Five TV Tropes I Hate.

  1. The Bickering Couple -Blame the societal standard that het couples should detest each other. Married or dating or unresolved sexual tension, this seems to be the go-to way to show that two people are meant to be. Look at how they bicker with each other! Sure, couples bicker. They give each other shit. But if this is their sole way of communicating, it’s fucking annoying. I complained about this during the discussion of the Tales of the Gold Monkey episode that inspired this post. Jake and former-lover-turned-nun Bridget spent most of their conversations bickering, to the extent that if one of them said the sky was blue, the other one would disagree. That’s not chemistry. That’s grating. It’s hard to enjoy an episode when you’re irritated the entire time.
  2. Will They or Won’t They? -I don’t care.

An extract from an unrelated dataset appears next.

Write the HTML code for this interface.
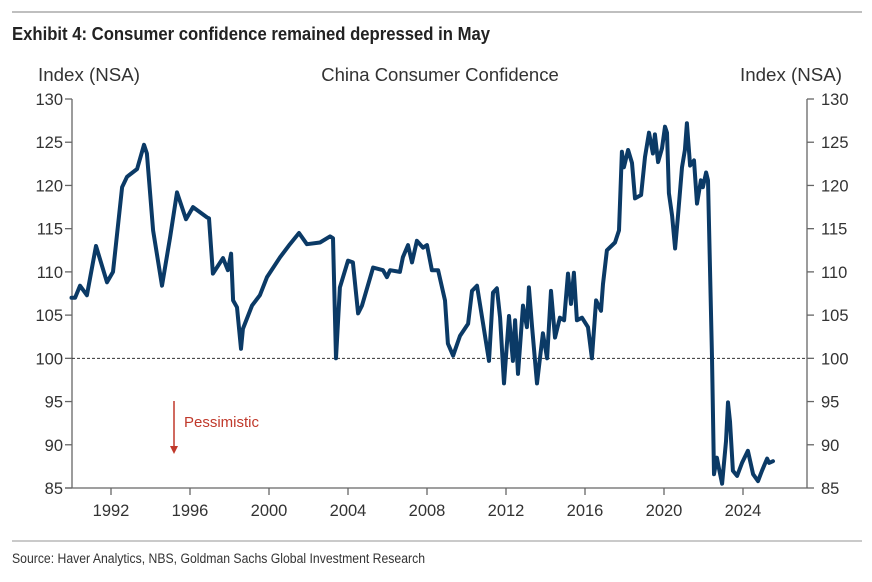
<!DOCTYPE html>
<html><head><meta charset="utf-8"><style>
body{margin:0;background:#fff;width:872px;height:577px;overflow:hidden;font-family:"Liberation Sans",Arial,sans-serif}
.narrow{font-family:"Liberation Sans Narrow","Liberation Sans",sans-serif}
</style></head><body>
<svg id="chart" width="872" height="577" xmlns="http://www.w3.org/2000/svg">
<line x1="12" y1="12" x2="862" y2="12" stroke="#aaa" stroke-width="1.5"/>
<text x="12" y="40" font-size="18" font-weight="bold" fill="#222" class="narrow" textLength="478" lengthAdjust="spacingAndGlyphs">Exhibit 4: Consumer confidence remained depressed in May</text>
<text x="38" y="81" font-size="18.5" fill="#333" textLength="102" lengthAdjust="spacingAndGlyphs">Index (NSA)</text>
<text x="440" y="81" font-size="18.5" fill="#333" text-anchor="middle">China Consumer Confidence</text>
<text x="740" y="81" font-size="18.5" fill="#333" textLength="102" lengthAdjust="spacingAndGlyphs">Index (NSA)</text>
<g id="axes"></g>
<g id="plot"></g>
<line x1="174" y1="401" x2="174" y2="446" stroke="#c0392b" stroke-width="1.5"/>
<polygon points="170,446 178,446 174,454" fill="#c0392b"/>
<text x="184" y="427" font-size="15" fill="#c0392b">Pessimistic</text>
<line x1="12" y1="541" x2="862" y2="541" stroke="#aaa" stroke-width="1.2"/>
<text x="12" y="563" font-size="13.5" fill="#333" class="narrow" textLength="413" lengthAdjust="spacingAndGlyphs">Source: Haver Analytics, NBS, Goldman Sachs Global Investment Research</text>
</svg>
<script>
const years=[1990.0,1990.18,1990.43,1990.78,1991.24,1991.80,1992.10,1992.56,1992.81,1993.32,1993.67,1993.82,1994.13,1994.58,1994.99,1995.34,1995.80,1996.15,1996.86,1996.96,1997.16,1997.67,1997.92,1998.08,1998.18,1998.38,1998.58,1998.68,1999.14,1999.54,1999.90,2000.56,2001.06,2001.52,2001.92,2002.58,2003.09,2003.24,2003.39,2003.59,2004.0,2004.25,2004.51,2004.71,2005.27,2005.77,2005.97,2006.13,2006.63,2006.78,2007.04,2007.24,2007.49,2007.80,2008.0,2008.25,2008.56,2008.91,2009.06,2009.32,2009.67,2010.08,2010.28,2010.53,2010.84,2011.14,2011.34,2011.54,2011.70,2011.90,2012.15,2012.35,2012.46,2012.61,2012.86,2013.06,2013.16,2013.32,2013.57,2013.87,2014.08,2014.28,2014.48,2014.73,2014.94,2015.14,2015.29,2015.44,2015.59,2015.85,2016.15,2016.35,2016.56,2016.81,2016.91,2017.11,2017.52,2017.72,2017.87,2017.97,2018.18,2018.38,2018.53,2018.84,2019.04,2019.24,2019.44,2019.54,2019.70,2019.90,2020.05,2020.15,2020.25,2020.41,2020.56,2020.71,2020.91,2021.06,2021.16,2021.32,2021.52,2021.67,2021.87,2021.97,2022.13,2022.23,2022.43,2022.53,2022.68,2022.78,2022.94,2023.14,2023.24,2023.34,2023.49,2023.70,2023.95,2024.25,2024.51,2024.76,2024.96,2025.22,2025.32,2025.52];
const values=[107.0,107.0,108.4,107.3,113.0,108.8,110.0,119.8,121.0,121.9,124.7,123.7,114.8,108.4,114.0,119.2,116.1,117.5,116.3,116.2,109.8,111.6,110.2,112.1,106.7,105.9,101.1,103.4,106.1,107.3,109.4,111.7,113.2,114.5,113.2,113.4,114.1,113.9,100.0,108.2,111.3,111.1,105.2,106.1,110.5,110.2,109.4,110.2,110.0,111.7,113.1,111.1,113.6,112.8,113.1,110.2,110.2,106.7,101.7,100.3,102.6,104.0,107.8,108.4,104.0,99.7,107.6,108.1,104.7,97.1,104.9,99.7,104.4,98.2,106.1,103.6,108.2,103.6,97.1,102.9,100.0,107.8,102.4,104.7,104.4,109.8,106.3,109.9,104.4,104.7,103.6,100.0,106.7,105.5,108.6,112.5,113.4,114.8,123.9,122.1,124.1,122.6,118.5,118.9,123.3,126.1,123.7,125.9,122.7,124.3,126.8,126.1,119.1,116.5,112.7,116.5,122.1,124.1,127.2,122.3,122.9,117.9,120.6,119.8,121.5,120.6,100.1,86.6,88.5,87.3,85.5,90.4,94.9,92.7,87.0,86.4,87.9,89.3,86.6,85.8,87.0,88.4,87.9,88.1];
const yTicks=[85,90,95,100,105,110,115,120,125,130];
const xTicks=[1992,1996,2000,2004,2008,2012,2016,2020,2024];
const NS='http://www.w3.org/2000/svg';
const L=72,R=807,T=99,B=488;
function X(yr){return 111+(yr-1992)*19.75;}
function Y(v){return B-(v-85)*(B-T)/45;}
function mk(tag,attrs,parent){const e=document.createElementNS(NS,tag);for(const k in attrs)e.setAttribute(k,attrs[k]);parent.appendChild(e);return e;}
const ax=document.getElementById('axes'),pl=document.getElementById('plot');
let e;
e=mk('line',{x1:L,y1:T,x2:L,y2:B,stroke:'#666','stroke-width':1.3},ax);


e=mk('line',{x1:R,y1:T,x2:R,y2:B,stroke:'#666','stroke-width':1.3},ax);


e=mk('line',{x1:L-7,y1:B,x2:R,y2:B,stroke:'#666','stroke-width':1.3},ax);


yTicks.forEach(v=>{
  const y=Y(v);
  e=mk('line',{x1:L-7,y1:y,x2:L,y2:y,stroke:'#666','stroke-width':1.3},ax);
  
  
  e=mk('line',{x1:R,y1:y,x2:R+7,y2:y,stroke:'#666','stroke-width':1.3},ax);
  
  
  e=mk('text',{x:L-9,y:y+6,'font-size':16.5,fill:'#333','text-anchor':'end'},ax);e.textContent=v;
  
  
  e=mk('text',{x:R+14,y:y+6,'font-size':16.5,fill:'#333'},ax);e.textContent=v;
  
  
});
xTicks.forEach(t=>{
  const x=X(t);
  e=mk('line',{x1:x,y1:B,x2:x,y2:B+7,stroke:'#666','stroke-width':1.3},ax);
  
  
  e=mk('text',{x:x,y:B+28,'font-size':16.5,fill:'#333','text-anchor':'middle'},ax);e.textContent=t;
  
  
});
e=mk('line',{x1:L,y1:Y(100),x2:R,y2:Y(100),stroke:'#333','stroke-width':1,'stroke-dasharray':'3,2'},pl);


const d=years.map((yr,i)=>(i?'L':'M')+X(yr).toFixed(1)+','+Y(values[i]).toFixed(1)).join('');
e=mk('path',{d:d,fill:'none',stroke:'#0b3a66','stroke-width':4,'stroke-linejoin':'round','stroke-linecap':'round'},pl);


</script>
</body></html>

I don’t care about the arbitrary obstacles thrown in the couple’s way to prevent them from coming together and drag out the unresolved sexual tension as long as possible. I don’t care how they’re obviously meant for each other and any other human they interact with is an agent of the devil sent to prevent this holy union. It’s boring and takes up valuable screen time that could be spent on something more interesting, including getting these two characters together in a more creative way.

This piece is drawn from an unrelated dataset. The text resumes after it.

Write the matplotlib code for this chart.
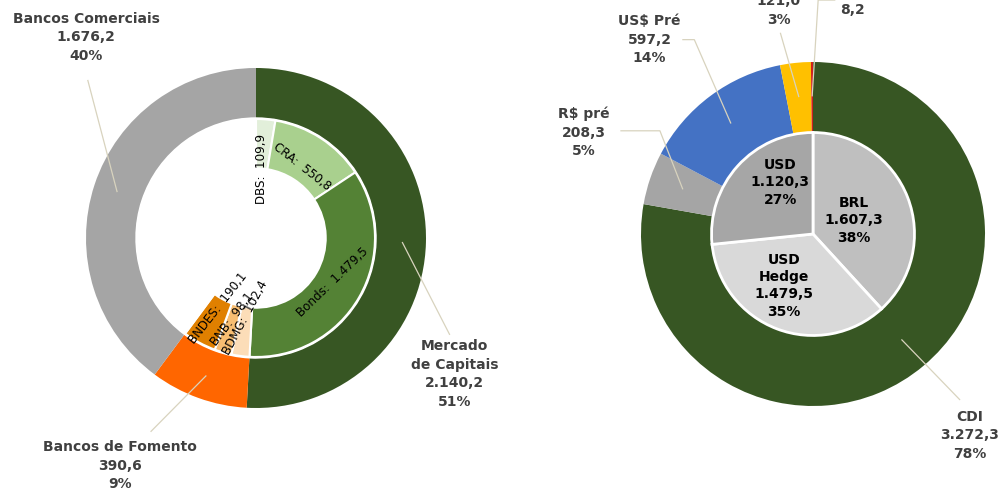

  3. A Good Ol’ Miscommunication -You know what I’m talking about. If one person would just talk to another person, it would all be worked out. Granted, the episode would only be about four minutes long, but still. I wouldn’t be subjected to all of the justifications of why this simple solution hasn’t happened yet. Same with seeing two characters interacting from a distance and then jumping to a conclusion. If this person is supposed to be close with one or both, wouldn’t they just ask? Yeah, they would. Because assuming makes asses of us all.
  4. Secretively Bratty Children -I’ve already discussed how I’m not big on children in TV shows to begin with. I feel they’re written so poorly. But of all of the TV children I despise, the secretly bratty kids make me wish it were possible to reach through the TV and slap someone. I’m not talking about the Eddie Haskells, who are shit to their fellow young people, but kiss asses to the adults. Nor am I talking about the spoiled kids whose parents will always defend them. I’m talking about the kids who are shitty to one adult in particular and then an angel to every other adult, making those adults doubt the other adult. Yes, this is a very specific hate. This sort of trope is usually played for laughs, but I’m not amused. My blood pressure is elevated just writing about it. I don’t advocate violence against children, but seriously, throw those kids in the trash. You think they’re cute now, but they’re going to grow up to be your least favorite coworker.

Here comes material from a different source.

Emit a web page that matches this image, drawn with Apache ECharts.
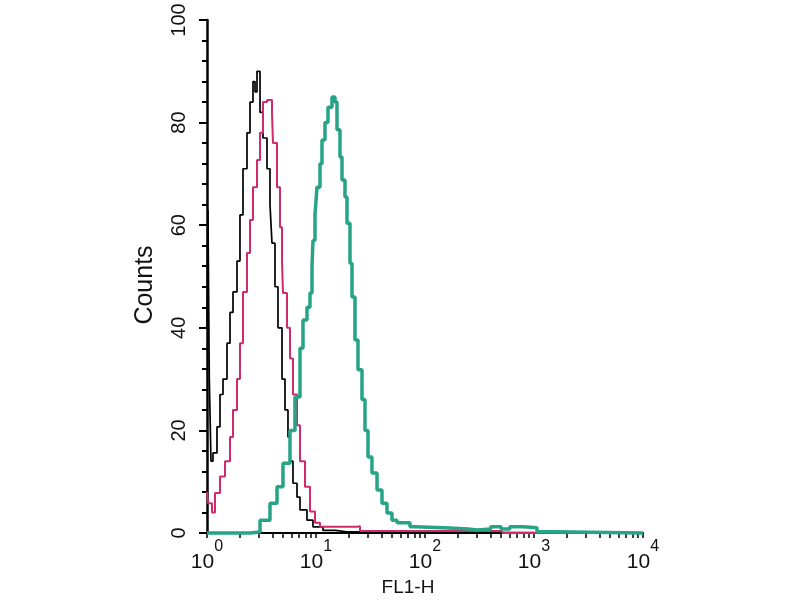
<!DOCTYPE html>
<html><head><meta charset="utf-8">
<script src="https://cdn.jsdelivr.net/npm/echarts@6/dist/echarts.min.js"></script>
<style>html,body{margin:0;padding:0;background:#fff}#c{width:800px;height:600px}</style>
</head><body><div id="c"></div>
<script>
// FL1-H values (log scale) and counts
const controlX = [1.00,1.02,1.05,1.088,1.135,1.235,1.316,1.402,1.526,1.626,1.732,1.885,2.007,2.139,2.328,2.48,2.642,2.757,2.876,3.065,3.264,3.552,3.784,3.947,4.205,4.48,4.876,5.195,5.533,5.773,6.15,6.694,7.131,8.268,9.38,11.59,15.0,20.0,10000];
const controlY = [40,63,30,14,15.6,20.7,27,30,37,43,47,53,62,71,78,84,88,86,90,82,77,71,64,56.5,48,40,30,24,18.7,14,9.7,7,4.5,2.5,1.2,0.5,0.2,0,0];

const isotypeX = [1.00,1.021,1.111,1.184,1.316,1.462,1.626,1.732,1.885,2.007,2.139,2.328,2.48,2.642,2.876,3.065,3.264,3.552,3.947,4.03,4.388,4.674,4.876,4.979,5.419,5.773,6.15,6.694,7.131,7.925,8.808,9.79,10.88,23.78,25.33,500,520,10000];
const isotypeY = [8,5.8,4,7.8,11,14,18.7,24,30,37,47,54.6,61,67.4,72.7,78,84,84.4,82,76,67.4,59.6,53,46.8,40,34,27,21,14,9,4.2,2,1.2,1.3,0.4,0.3,0,0];

const stainedX = [1.00,2.48,3.065,3.784,4.388,4.979,5.773,6.416,7.131,7.596,8.268,8.808,9.19,9.38,9.79,10.21,10.88,11.35,12.09,12.88,14.02,14.93,15.58,16.6,17.32,18.45,19.25,20.5,21.39,22.79,24.28,26.42,28.15,30.0,32.6,36.3,40.3,44.8,49.8,55.4,66.0,72.8,80.0,150,250,300,400,500,600,800,1066,1100,10000];
const stainedY = [0,0.2,2.5,5.8,9,13.6,20,26.5,36,41.5,44,46.8,52,57,62,67.4,72,76.6,80,83,85,84,78.6,73.3,68.8,65.5,60.4,52.6,46,37.6,31.8,26,20,14.8,11.7,8.4,5.8,3.9,2.5,2,2,1.2,1,0.8,0.6,0.8,1.2,0.8,1.2,1,0.3,0,0];

const yTicks = [0,20,40,60,80,100];
const xDecades = [1,10,100,1000,10000];
const xTicks = [];
xDecades.forEach((d,i)=>{ if(i<xDecades.length-1){ for(let k=1;k<10;k++) xTicks.push(d*k);} else xTicks.push(d); });

function zip(xs, ys){ return xs.map((x,i)=>[x, ys[i]]); }

const chart = echarts.init(document.getElementById('c'), null, {renderer:'canvas'});
chart.setOption({
  animation:false,
  backgroundColor:'#ffffff',
  grid:{left:207, right:157, top:20, bottom:67, containLabel:false, outerBoundsMode:'none'},
  xAxis:{
    type:'log', logBase:10, min:1, max:10000,
    name:'FL1-H', nameLocation:'middle', nameGap:42,
    nameTextStyle:{fontFamily:'Liberation Sans', fontSize:19, color:'#111', padding:[0,34,0,0]},
    axisLine:{lineStyle:{color:'#000', width:2}},
    axisTick:{show:true, customValues:xTicks, length:5, lineStyle:{color:'#000', width:1.5}},
    axisLabel:{customValues:xDecades, margin:6, color:'#111',
      formatter:function(v){ return '{b|10}{s|' + Math.round(Math.log10(v)) + '}'; },
      rich:{
        b:{fontFamily:'Liberation Sans', fontSize:21, color:'#111', lineHeight:34, verticalAlign:'bottom'},
        s:{fontFamily:'Liberation Sans', fontSize:16, color:'#111', lineHeight:16, verticalAlign:'top'}
      }},
    splitLine:{show:false}
  },
  yAxis:{
    type:'value', min:0, max:100, interval:20,
    name:'Counts', nameLocation:'middle', nameGap:49, nameRotate:90,
    nameTextStyle:{fontFamily:'Liberation Sans', fontSize:25, color:'#111', padding:[0,17,0,0]},
    axisLine:{show:true, lineStyle:{color:'#000', width:2.5}},
    axisTick:{show:true, length:8, lineStyle:{color:'#000', width:2}},
    minorTick:{show:true, splitNumber:5, length:5, lineStyle:{color:'#000', width:2}},
    axisLabel:{rotate:90, margin:18, fontFamily:'Liberation Sans', fontSize:20, color:'#111',
      customValues:yTicks},
    splitLine:{show:false}
  },
  series:[
    {type:'line', step:'end', symbol:'none', data:zip(controlX, controlY), clip:false,
      lineStyle:{color:'#000000', width:1.7}, z:3},
    {type:'line', step:'end', symbol:'none', data:zip(isotypeX, isotypeY), clip:false,
      lineStyle:{color:'#cf2a6b', width:2}, z:4},
    {type:'line', step:'end', symbol:'none', data:zip(stainedX, stainedY), clip:false,
      lineStyle:{color:'#27a386', width:3.5}, z:5}
  ]
});
</script></body></html>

  5. No Sunglasses When It’s Sunny -This is less of a trope and more of a petty hill I will die on, but I think it’s absolutely ludicrous that you stick characters in sunshiny locations and then deprive them of the appropriate eyewear. Especially when they’re driving. I don’t want to share the road with these people who are squinting so hard to see that they’re giving me a headache. I realize that the justification of this is so we can properly see the actors emote, but I will counter that argument with Darth Vader and the Mandolorian. They don’t seem to have a problem. Y’all make fun of Horatio Caine for rocking his sunnies, but you don’t see him squinting, now do you? No.

Are all of these dislikes a little petty? Yes. Will listing them out like this change the course of television writing? No. Writers are going to continue to execute these tropes to their dullest and I’m going to continue to roll my eyes and pine for the rare instances when writers choose to subvert or even all together avoid them.

Hope springs eternal and these tropes will no doubt last forever.